Azure Mission-Critical stamps share several global resources which are durable through stamp deployments. This document summarizes Business Continuity capabilities and configurations as well as Disaster Recovery processes for each global resource type shared these deployment stamps.
Zone redundancy is currently disabled in the reference implementation because this feature is in preview (as of September 2021) and not available in all regions where Availability Zones are present. It can be enabled if all required regions support it.
For regular deployments with multiple stamps, Cosmos DB is deployed to multiple regions with multi-region writes enabled. Each stamp has a Cosmos DB endpoint in the same region and uses that for writing. As with the rest of the infrastructure, regions with Availability Zones are prioritized and zone redundancy is enabled during region deployment.
Automatic failover is enabled so that in case of regional outage Cosmos DB can automatically switch to available regions.
Backup is configured with the default settings, i.e. 4 hour periodic backup to geo-redundant storage and 8 hour retention. Continuous backup is not available for the reference implementation because continuous backup cannot be used with Cosmos DB accounts that are configured for multi-region write.
Even though resource management operations are not disabled and the control plane is accessible, data plane operations are restricted by Cosmos DB firewall rules so that there is no direct access to data from the Azure Portal or local machines.
Azure Front Door has WAF (Web Application Firewall) enabled in Prevention mode which actively blocks suspicious requests. There are two rulesets configured: Microsoft_DefaultRuleSet
and Microsoft_BotManagerRuleSet
.
No additional configuration for BCDR is needed as Front Door is a globally distributed service which manages high availability automatically.

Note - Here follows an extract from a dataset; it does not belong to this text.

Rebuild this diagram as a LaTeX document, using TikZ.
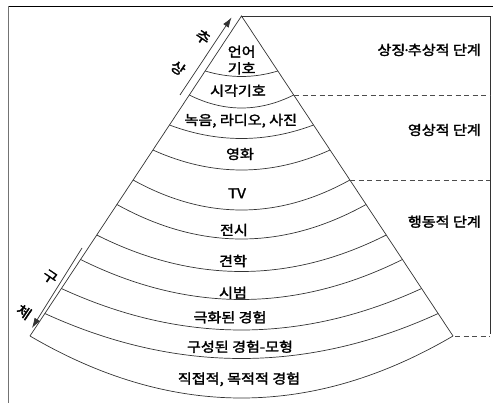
\documentclass[tikz,border=0pt]{standalone}
\usepackage{fontspec}
\setmainfont{Noto Sans CJK KR}[FakeStretch=1.12, FakeBold=2]
\usetikzlibrary{arrows.meta}
\tikzset{
    layer/.style={draw=black!80, line width=0.7pt},
    phase/.style={draw=black!70, line width=0.7pt, dash pattern=on 5pt off 3.5pt},
    band/.style={inner sep=0pt, align=center, font=\fontsize{13.5}{16.6}\selectfont},
    stage/.style={inner sep=0pt, anchor=east, font=\fontsize{13.5}{16.6}\selectfont},
    tilt/.style={inner sep=0pt, rotate=-34, font=\fontsize{14}{16}\selectfont},
}
\newcommand\bandline[2]{% #1 = y of both ends, #2 = dip in the middle
    \pgfmathsetmacro\hw{(#1-16)*0.661}%
    \pgfmathsetmacro\dip{#1+#2*4/3}%
    \draw[layer] (241.5-\hw,#1) .. controls (241.5-\hw/3,\dip) and (241.5+\hw/3,\dip) .. (241.5+\hw,#1);
}

\begin{document}
\begin{tikzpicture}[x=1pt,y=-1pt]
        \useasboundingbox (0,0) rectangle (493,403);
        % frame
        \draw[black, line width=0.7pt] (8,6) -- (493,6);
        \draw[black!55, line width=1.3pt] (8.5,6) -- (8.5,403);
        % cone
        \coordinate (apex) at (241.5,16);
        \coordinate (bl) at (30,336);
        \coordinate (br) at (453,336);
        \draw[layer] (bl) -- (apex) -- (br);
        \draw[layer] (apex) -- (490,16) -- (490,334);
        \bandline{71}{5.5}
        \bandline{95}{13}
        \bandline{125}{13.5}
        \bandline{150}{20}
        \bandline{180}{30}
        \bandline{204.5}{34.5}
        \bandline{235}{36.5}
        \bandline{259.5}{40}
        \bandline{288.5}{41.5}
        \bandline{313.5}{45}
        \bandline{336}{62}
        \draw[phase] (294,95) -- (490,95);
        \draw[phase] (350,180) -- (490,180);
        \draw[phase] (455,336) -- (490,336);
        % bands
        \node[band] (verbal) at (241.7,60) {언어\\기호};
        \node[band] (visual) at (238,90.7) {시각기호};
        \node[band] (recording) at (240.8,120.7) {녹음, 라디오, 사진};
        \node[band] (film) at (240,154) {영화};
        \node[band] (tv) at (237,193.3) {TV};
        \node[band] (exhibit) at (234,230) {전시};
        \node[band] (trip) at (233,261) {견학};
        \node[band] (demo) at (233,292.7) {시범};
        \node[band] (drama) at (230,317.3) {극화된 경험};
        \node[band] (contrived) at (240,346.7) {구성된 경험-모형};
        \node[band] (direct) at (239,379.3) {직접적, 목적적 경험};
        % stages
        \node[stage] (symbolic) at (481,50) {상징\kern-0.22em·\kern-0.22em추상적 단계};
        \node[stage] (iconic) at (481,130) {영상적 단계};
        \node[stage] (enactive) at (481,221.7) {행동적 단계};
        % arrows
        \coordinate (upfrom) at (180,95);
        \coordinate (upto) at (231.5,17.5);
        \coordinate (downfrom) at (82,248);
        \coordinate (downto) at (32,328);
        \draw[layer, -{Latex[length=10pt,width=6.5pt]}] (upfrom) -- (upto);
        \draw[layer, -{Latex[length=10pt,width=6.5pt]}] (downfrom) -- (downto);
        \node[tilt] (up1) at (203,37) {추};
        \node[tilt] (up2) at (178,68) {상};
        \node[tilt] (down1) at (50,277) {구};
        \node[tilt] (down2) at (24,312) {체};
\end{tikzpicture}
\end{document}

Each stamp in the reference implementation contains its own Log Analytics Workspace and Application Insights instance (There is also a Log Analytics workspace on the global level). Outside of there, there aren't any additional redundancy or highly-available setups implemented.
For cost-saving reasons there are daily data caps configured on stamp and global resources. This can be problematic during load tests as any telemetry beyond these limits is lost.